◆ **DIRECTION**
Pull out every line of the listing below where "this" appears.

◆ **DATA EXTRACT**
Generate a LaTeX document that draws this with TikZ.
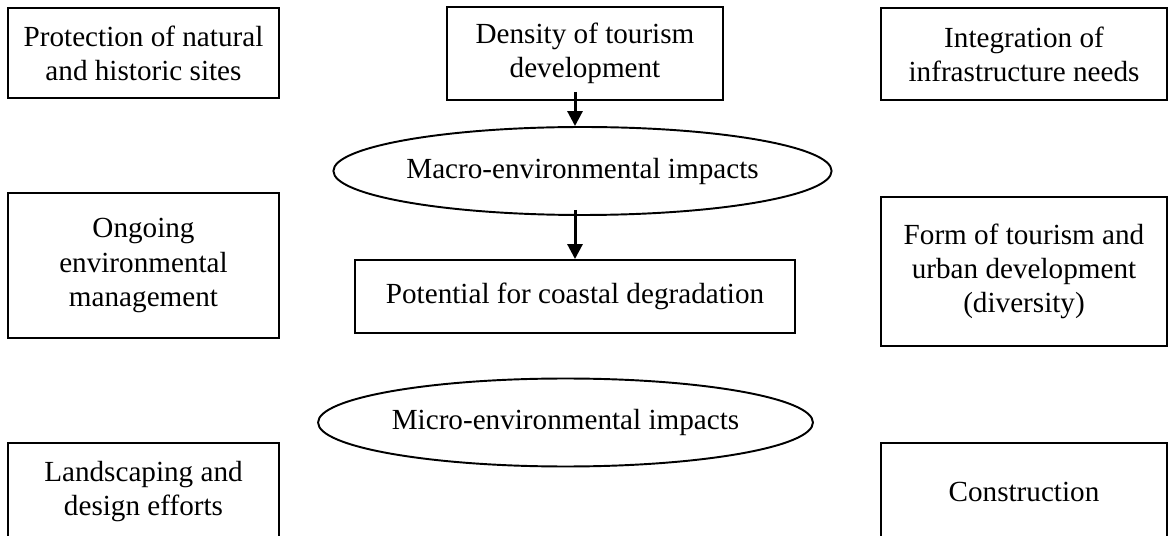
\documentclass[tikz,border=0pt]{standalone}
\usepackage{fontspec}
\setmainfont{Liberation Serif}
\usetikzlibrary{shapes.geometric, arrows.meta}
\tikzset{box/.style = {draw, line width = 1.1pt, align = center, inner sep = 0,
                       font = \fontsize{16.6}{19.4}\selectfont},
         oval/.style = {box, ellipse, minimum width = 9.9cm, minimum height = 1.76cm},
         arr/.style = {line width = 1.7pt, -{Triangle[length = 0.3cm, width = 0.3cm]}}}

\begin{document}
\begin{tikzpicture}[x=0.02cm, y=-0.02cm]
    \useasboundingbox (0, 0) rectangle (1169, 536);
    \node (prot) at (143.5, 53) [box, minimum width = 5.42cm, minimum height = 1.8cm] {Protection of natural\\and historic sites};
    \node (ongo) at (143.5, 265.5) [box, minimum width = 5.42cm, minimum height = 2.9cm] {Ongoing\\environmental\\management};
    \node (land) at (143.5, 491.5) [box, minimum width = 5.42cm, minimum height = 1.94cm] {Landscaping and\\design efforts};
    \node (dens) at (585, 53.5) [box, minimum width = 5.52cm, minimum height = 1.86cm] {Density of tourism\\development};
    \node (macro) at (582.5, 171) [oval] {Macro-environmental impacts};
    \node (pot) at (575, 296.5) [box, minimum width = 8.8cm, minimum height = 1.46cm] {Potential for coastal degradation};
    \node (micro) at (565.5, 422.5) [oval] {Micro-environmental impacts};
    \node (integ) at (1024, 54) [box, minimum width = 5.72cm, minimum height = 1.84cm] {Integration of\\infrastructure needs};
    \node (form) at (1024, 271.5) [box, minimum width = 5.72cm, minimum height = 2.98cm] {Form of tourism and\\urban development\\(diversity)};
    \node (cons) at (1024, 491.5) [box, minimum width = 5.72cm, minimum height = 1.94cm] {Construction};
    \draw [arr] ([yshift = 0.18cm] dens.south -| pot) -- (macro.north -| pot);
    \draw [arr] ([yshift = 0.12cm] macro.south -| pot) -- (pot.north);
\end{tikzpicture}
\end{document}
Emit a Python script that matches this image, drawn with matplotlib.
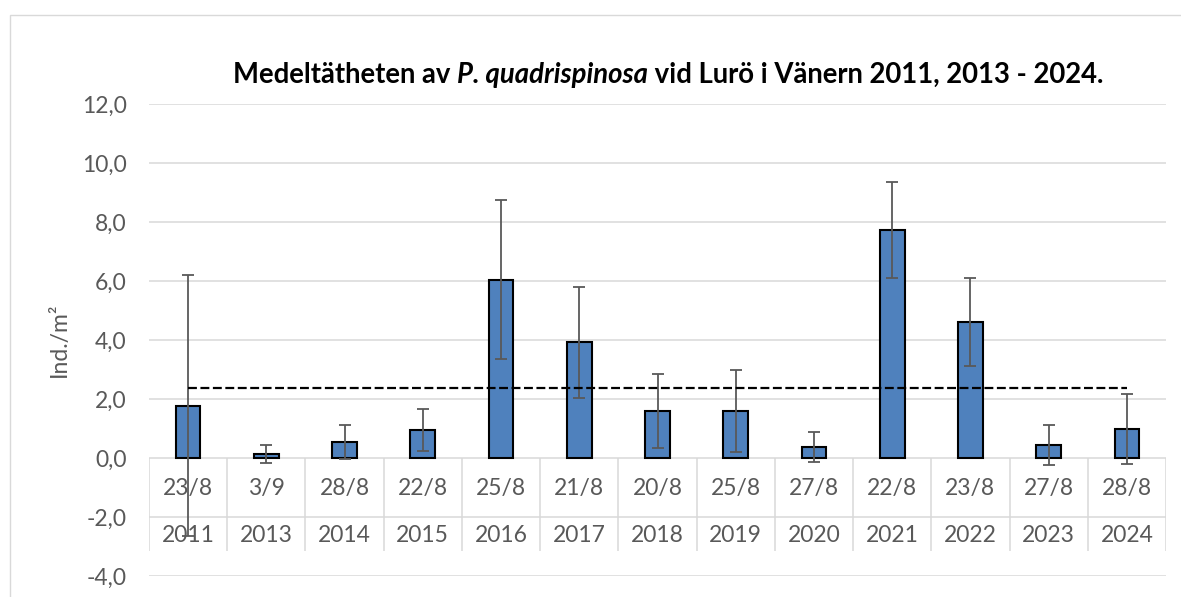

◆ **WRITTEN ANSWER**
Generate a LaTeX document that draws this with TikZ.
Emit a Python script that matches this image, drawn with matplotlib.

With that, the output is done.